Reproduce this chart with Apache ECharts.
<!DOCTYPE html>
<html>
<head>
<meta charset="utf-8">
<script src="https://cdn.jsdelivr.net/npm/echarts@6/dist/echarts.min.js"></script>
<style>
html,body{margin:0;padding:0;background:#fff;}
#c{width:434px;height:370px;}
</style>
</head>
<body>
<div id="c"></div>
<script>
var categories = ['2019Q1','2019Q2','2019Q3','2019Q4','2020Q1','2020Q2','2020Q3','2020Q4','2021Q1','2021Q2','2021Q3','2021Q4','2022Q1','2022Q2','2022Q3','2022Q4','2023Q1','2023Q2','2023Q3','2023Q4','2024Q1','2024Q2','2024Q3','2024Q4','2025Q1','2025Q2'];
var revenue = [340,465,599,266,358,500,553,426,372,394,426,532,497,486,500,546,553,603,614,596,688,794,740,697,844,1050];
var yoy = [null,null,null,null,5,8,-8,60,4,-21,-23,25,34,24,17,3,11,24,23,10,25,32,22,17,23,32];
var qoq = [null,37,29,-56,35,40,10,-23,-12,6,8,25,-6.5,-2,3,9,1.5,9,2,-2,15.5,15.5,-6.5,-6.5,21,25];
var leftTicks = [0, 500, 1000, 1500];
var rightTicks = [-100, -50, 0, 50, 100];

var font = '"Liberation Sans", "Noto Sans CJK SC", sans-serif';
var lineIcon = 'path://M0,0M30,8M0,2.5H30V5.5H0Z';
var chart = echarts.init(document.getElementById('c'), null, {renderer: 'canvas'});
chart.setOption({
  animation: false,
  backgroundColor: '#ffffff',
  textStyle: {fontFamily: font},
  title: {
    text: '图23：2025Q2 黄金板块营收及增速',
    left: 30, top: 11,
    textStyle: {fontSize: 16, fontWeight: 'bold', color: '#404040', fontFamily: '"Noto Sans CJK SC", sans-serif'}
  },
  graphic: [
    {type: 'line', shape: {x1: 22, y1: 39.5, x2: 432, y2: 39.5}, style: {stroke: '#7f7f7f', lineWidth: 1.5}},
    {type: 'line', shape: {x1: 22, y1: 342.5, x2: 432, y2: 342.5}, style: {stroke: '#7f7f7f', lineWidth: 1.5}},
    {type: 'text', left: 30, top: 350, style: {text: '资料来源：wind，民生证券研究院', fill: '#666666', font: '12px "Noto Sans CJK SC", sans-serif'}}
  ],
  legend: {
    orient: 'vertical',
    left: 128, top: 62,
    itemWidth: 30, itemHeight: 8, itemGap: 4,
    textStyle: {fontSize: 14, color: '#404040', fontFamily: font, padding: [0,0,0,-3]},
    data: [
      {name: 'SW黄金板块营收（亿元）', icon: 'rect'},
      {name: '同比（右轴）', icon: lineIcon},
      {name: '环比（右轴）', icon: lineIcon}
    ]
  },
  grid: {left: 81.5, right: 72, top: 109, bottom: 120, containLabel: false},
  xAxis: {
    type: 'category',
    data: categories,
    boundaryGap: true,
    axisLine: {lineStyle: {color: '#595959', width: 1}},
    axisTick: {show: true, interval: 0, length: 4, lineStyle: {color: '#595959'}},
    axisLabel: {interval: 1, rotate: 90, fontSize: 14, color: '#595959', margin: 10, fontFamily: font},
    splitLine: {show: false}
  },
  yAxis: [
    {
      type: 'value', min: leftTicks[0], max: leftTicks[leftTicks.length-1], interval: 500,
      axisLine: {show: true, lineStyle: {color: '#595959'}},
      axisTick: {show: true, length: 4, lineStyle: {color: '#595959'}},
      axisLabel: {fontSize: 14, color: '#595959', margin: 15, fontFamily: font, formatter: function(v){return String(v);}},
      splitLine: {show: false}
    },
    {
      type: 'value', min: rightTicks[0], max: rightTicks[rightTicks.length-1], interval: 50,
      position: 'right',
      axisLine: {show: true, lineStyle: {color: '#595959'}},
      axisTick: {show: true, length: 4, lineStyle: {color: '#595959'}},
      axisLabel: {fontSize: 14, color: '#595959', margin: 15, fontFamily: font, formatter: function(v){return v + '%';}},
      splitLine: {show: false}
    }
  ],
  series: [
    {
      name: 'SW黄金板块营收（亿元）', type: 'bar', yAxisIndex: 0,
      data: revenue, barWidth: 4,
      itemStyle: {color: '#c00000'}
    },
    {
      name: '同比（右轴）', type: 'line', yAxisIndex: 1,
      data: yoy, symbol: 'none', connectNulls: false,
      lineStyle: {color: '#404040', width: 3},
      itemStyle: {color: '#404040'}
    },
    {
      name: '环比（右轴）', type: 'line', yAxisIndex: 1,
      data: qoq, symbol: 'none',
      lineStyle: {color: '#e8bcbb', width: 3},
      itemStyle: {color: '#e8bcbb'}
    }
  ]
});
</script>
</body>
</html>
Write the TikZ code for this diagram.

...

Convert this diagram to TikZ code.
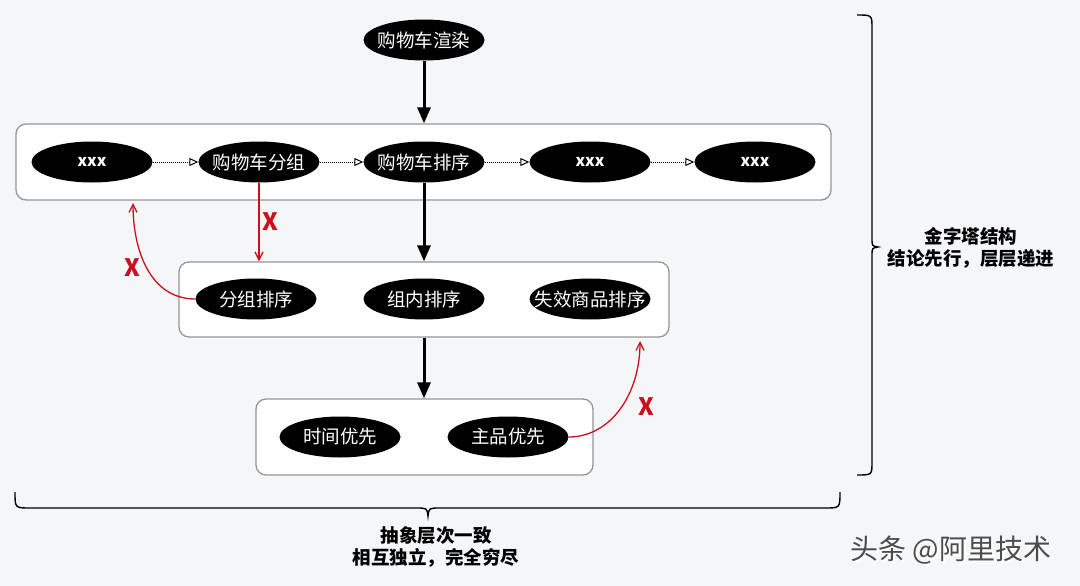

...

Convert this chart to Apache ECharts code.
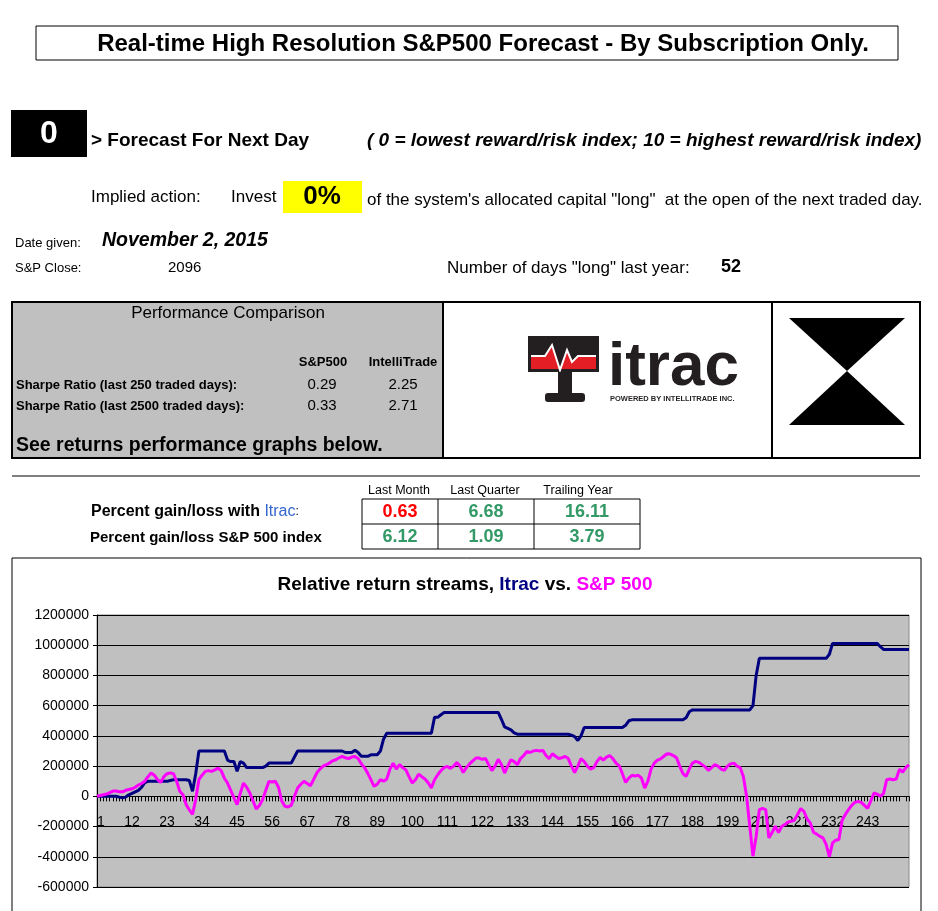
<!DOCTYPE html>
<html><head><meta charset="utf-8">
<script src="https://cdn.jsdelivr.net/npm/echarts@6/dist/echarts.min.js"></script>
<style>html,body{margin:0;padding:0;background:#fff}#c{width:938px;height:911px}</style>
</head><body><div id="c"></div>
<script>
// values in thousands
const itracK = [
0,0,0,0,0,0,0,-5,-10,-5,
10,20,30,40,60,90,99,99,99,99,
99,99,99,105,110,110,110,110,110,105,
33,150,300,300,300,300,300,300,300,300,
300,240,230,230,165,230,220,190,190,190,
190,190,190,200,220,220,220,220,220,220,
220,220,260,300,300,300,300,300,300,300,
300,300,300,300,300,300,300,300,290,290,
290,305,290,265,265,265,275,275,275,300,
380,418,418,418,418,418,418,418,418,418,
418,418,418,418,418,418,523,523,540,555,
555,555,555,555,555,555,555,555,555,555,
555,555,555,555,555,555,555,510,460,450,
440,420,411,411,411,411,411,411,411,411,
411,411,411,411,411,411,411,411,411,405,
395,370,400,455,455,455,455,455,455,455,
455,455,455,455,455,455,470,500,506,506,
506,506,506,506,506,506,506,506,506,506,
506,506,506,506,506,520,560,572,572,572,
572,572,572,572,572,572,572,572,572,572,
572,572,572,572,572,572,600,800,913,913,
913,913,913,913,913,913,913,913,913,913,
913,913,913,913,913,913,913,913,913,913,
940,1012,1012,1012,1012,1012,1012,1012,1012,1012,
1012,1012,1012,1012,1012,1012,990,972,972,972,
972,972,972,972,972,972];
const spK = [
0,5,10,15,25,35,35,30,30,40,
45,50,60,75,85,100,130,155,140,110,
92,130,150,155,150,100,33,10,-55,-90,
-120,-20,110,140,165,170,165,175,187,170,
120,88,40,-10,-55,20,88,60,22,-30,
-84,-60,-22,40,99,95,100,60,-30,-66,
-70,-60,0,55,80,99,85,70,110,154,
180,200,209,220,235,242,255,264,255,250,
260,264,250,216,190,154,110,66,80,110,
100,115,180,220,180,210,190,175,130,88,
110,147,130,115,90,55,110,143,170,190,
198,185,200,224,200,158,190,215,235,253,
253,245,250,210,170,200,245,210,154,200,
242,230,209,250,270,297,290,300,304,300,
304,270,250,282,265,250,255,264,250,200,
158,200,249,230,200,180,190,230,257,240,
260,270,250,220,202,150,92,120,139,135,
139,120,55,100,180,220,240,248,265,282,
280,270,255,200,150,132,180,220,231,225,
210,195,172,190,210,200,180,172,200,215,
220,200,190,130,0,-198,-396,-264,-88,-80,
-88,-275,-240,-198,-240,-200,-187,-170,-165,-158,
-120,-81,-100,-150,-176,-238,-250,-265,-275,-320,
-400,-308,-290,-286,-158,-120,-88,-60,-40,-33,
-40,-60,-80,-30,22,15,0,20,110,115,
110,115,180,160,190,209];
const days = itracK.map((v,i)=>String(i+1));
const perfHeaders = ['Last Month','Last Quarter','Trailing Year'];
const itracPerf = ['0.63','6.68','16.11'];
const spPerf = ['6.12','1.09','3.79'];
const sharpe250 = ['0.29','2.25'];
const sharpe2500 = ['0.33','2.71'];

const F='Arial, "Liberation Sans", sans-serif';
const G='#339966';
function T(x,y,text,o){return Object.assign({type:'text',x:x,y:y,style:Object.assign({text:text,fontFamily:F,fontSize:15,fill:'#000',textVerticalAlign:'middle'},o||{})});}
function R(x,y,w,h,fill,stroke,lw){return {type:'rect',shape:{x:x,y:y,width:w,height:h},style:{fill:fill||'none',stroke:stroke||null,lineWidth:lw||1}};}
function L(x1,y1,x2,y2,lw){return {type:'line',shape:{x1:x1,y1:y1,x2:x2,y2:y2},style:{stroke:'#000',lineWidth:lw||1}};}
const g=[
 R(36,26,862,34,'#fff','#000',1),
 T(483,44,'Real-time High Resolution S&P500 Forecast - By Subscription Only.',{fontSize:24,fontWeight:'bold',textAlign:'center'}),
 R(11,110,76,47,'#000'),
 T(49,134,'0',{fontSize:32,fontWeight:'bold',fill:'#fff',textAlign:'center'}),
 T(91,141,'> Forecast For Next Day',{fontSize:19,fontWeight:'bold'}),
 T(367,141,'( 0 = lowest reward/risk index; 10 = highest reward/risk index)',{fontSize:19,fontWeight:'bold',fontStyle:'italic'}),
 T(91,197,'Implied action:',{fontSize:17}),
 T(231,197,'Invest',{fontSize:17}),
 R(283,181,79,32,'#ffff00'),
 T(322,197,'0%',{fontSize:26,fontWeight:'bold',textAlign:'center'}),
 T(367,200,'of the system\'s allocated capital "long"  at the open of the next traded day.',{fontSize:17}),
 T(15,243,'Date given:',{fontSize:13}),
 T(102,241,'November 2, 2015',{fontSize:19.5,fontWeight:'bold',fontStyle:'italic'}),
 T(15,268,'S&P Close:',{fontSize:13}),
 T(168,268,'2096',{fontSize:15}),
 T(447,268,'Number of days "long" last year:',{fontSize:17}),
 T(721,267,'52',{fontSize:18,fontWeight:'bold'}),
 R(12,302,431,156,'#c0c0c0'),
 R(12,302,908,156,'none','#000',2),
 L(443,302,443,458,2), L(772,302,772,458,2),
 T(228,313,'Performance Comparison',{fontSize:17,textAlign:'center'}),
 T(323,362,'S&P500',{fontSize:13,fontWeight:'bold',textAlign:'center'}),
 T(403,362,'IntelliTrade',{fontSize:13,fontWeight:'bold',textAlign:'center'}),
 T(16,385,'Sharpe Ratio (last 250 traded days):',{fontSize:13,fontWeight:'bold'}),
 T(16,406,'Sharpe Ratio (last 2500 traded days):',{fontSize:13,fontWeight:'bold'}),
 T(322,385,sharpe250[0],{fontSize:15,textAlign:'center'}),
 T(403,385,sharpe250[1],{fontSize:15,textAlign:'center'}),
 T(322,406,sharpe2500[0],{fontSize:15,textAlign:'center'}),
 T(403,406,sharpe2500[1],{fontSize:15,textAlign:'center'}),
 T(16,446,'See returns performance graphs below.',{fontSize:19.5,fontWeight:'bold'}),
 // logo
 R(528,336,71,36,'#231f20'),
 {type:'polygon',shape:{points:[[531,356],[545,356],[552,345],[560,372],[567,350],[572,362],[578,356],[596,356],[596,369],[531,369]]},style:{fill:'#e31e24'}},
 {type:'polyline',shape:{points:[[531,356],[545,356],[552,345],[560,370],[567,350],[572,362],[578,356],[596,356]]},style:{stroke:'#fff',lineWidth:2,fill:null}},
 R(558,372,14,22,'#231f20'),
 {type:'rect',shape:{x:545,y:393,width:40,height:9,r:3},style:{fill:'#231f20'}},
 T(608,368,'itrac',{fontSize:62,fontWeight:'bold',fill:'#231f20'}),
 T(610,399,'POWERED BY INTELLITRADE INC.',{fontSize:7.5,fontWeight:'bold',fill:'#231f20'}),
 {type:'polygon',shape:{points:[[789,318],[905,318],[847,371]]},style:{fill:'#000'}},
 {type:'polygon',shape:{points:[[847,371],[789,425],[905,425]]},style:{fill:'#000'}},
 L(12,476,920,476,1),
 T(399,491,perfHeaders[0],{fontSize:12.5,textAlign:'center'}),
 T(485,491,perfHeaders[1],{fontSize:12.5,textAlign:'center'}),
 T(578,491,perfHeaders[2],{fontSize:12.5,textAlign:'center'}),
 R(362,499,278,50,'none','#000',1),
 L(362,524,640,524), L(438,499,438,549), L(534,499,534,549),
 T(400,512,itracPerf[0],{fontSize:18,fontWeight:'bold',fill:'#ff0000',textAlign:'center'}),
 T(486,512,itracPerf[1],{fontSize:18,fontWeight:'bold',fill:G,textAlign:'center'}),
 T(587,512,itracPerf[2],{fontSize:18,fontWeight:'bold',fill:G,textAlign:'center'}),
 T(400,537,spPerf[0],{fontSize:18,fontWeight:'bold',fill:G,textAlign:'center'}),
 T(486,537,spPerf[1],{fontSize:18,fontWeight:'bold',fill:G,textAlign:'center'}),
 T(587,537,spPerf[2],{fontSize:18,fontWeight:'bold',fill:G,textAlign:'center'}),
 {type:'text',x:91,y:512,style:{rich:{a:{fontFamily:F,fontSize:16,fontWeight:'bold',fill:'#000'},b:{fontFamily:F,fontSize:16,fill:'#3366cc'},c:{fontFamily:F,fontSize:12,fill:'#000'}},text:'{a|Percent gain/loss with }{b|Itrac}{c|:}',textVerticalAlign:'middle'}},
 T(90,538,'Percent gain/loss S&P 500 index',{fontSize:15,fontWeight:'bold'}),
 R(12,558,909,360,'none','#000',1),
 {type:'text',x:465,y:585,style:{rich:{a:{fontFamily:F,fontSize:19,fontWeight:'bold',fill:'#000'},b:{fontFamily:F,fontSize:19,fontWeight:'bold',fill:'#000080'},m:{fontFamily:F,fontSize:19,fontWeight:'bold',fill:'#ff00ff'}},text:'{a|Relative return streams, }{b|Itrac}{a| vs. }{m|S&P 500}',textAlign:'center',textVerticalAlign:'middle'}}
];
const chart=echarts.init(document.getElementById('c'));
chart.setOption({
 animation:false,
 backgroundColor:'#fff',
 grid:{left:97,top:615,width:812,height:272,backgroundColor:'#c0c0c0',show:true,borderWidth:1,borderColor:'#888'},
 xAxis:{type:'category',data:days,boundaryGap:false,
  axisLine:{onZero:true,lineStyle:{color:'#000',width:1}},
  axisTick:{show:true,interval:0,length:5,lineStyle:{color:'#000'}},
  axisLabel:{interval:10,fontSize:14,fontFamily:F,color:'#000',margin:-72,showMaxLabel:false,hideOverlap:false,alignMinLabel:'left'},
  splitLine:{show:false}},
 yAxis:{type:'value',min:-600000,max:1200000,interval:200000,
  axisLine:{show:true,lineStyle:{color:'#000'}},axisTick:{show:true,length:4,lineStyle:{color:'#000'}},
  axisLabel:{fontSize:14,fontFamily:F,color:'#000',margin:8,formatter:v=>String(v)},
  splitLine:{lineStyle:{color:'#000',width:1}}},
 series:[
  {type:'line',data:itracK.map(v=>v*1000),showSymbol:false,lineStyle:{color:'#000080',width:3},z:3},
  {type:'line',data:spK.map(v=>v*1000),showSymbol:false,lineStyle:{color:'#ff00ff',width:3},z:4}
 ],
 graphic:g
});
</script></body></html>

# PROMPT:
Take every line that includes the string "code" and copy it.

# SOLVED EXERCISE:
Write the TikZ code for this diagram.
Convert this diagram to TikZ code.
Convert this chart to Apache ECharts code.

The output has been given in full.